▶ _Written exercise_:
Quote the listing below in its entirety, omitting every image.

▶ _Dataset section_:
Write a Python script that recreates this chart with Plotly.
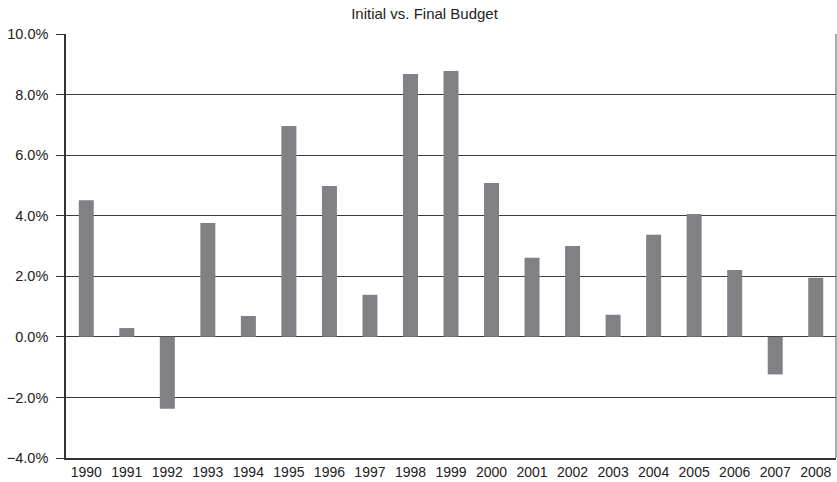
import plotly.graph_objects as go

years = [str(y) for y in range(1990, 2009)]
values = [4.51, 0.29, -2.37, 3.76, 0.69, 6.96, 4.98, 1.39, 8.68, 8.78,
          5.08, 2.61, 3.00, 0.73, 3.37, 4.06, 2.21, -1.24, 1.95]
title_text = "Initial vs. Final Budget"
y_ticks = [-4, -2, 0, 2, 4, 6, 8, 10]
y_tick_labels = ["\u22124.0%", "\u22122.0%", "0.0%", "2.0%", "4.0%", "6.0%", "8.0%", "10.0%"]

W, H = 837, 482
fig = go.Figure(go.Bar(x=years, y=values, marker_color="#818185", marker_line_width=0))

fig.update_layout(
    width=W, height=H,
    margin=dict(l=66, r=1, t=34, b=24, autoexpand=False),
    paper_bgcolor="white", plot_bgcolor="white",
    bargap=0.63,
    font=dict(family="Liberation Sans, Arial, sans-serif", size=13, color="#222"),
    title=dict(text=title_text, x=424.5 / W, xanchor="center", xref="container",
               y=1 - 14 / H, yref="container", yanchor="middle", automargin=False,
               font=dict(size=15, color="#222")),
    showlegend=False,
)
fig.update_yaxes(range=[-4, 10], tickvals=y_ticks, ticktext=y_tick_labels,
                 showgrid=True, gridcolor="#3a3a3a", gridwidth=1,
                 showline=True, linecolor="#333", linewidth=1.5,
                 ticks="outside", ticklen=8, tickcolor="#333", ticklabelstandoff=5,
                 zeroline=False, tickfont=dict(size=14.5), automargin=False)
fig.update_xaxes(showline=True, linecolor="#333", linewidth=1.5, mirror=False,
                 ticks="", tickfont=dict(size=14), type="category", automargin=False)
fig.add_shape(type="line", xref="paper", yref="paper", x0=1, x1=1, y0=0, y1=1,
              line=dict(color="#555", width=1))
fig.write_html("out.html", config={"displayModeBar": False},
               post_script="document.body.style.margin='0';document.body.style.overflow='hidden';")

▶ _Response for this exercise_:
Write a Python script that recreates this chart with Plotly.
import plotly.graph_objects as go

years = [str(y) for y in range(1990, 2009)]
values = [4.51, 0.29, -2.37, 3.76, 0.69, 6.96, 4.98, 1.39, 8.68, 8.78,
          5.08, 2.61, 3.00, 0.73, 3.37, 4.06, 2.21, -1.24, 1.95]
title_text = "Initial vs. Final Budget"
y_ticks = [-4, -2, 0, 2, 4, 6, 8, 10]
y_tick_labels = ["\u22124.0%", "\u22122.0%", "0.0%", "2.0%", "4.0%", "6.0%", "8.0%", "10.0%"]

W, H = 837, 482
fig = go.Figure(go.Bar(x=years, y=values, marker_color="#818185", marker_line_width=0))

fig.update_layout(
    width=W, height=H,
    margin=dict(l=66, r=1, t=34, b=24, autoexpand=False),
    paper_bgcolor="white", plot_bgcolor="white",
    bargap=0.63,
    font=dict(family="Liberation Sans, Arial, sans-serif", size=13, color="#222"),
    title=dict(text=title_text, x=424.5 / W, xanchor="center", xref="container",
               y=1 - 14 / H, yref="container", yanchor="middle", automargin=False,
               font=dict(size=15, color="#222")),
    showlegend=False,
)
fig.update_yaxes(range=[-4, 10], tickvals=y_ticks, ticktext=y_tick_labels,
                 showgrid=True, gridcolor="#3a3a3a", gridwidth=1,
                 showline=True, linecolor="#333", linewidth=1.5,
                 ticks="outside", ticklen=8, tickcolor="#333", ticklabelstandoff=5,
                 zeroline=False, tickfont=dict(size=14.5), automargin=False)
fig.update_xaxes(showline=True, linecolor="#333", linewidth=1.5, mirror=False,
                 ticks="", tickfont=dict(size=14), type="category", automargin=False)
fig.add_shape(type="line", xref="paper", yref="paper", x0=1, x1=1, y0=0, y1=1,
              line=dict(color="#555", width=1))
fig.write_html("out.html", config={"displayModeBar": False},
               post_script="document.body.style.margin='0';document.body.style.overflow='hidden';")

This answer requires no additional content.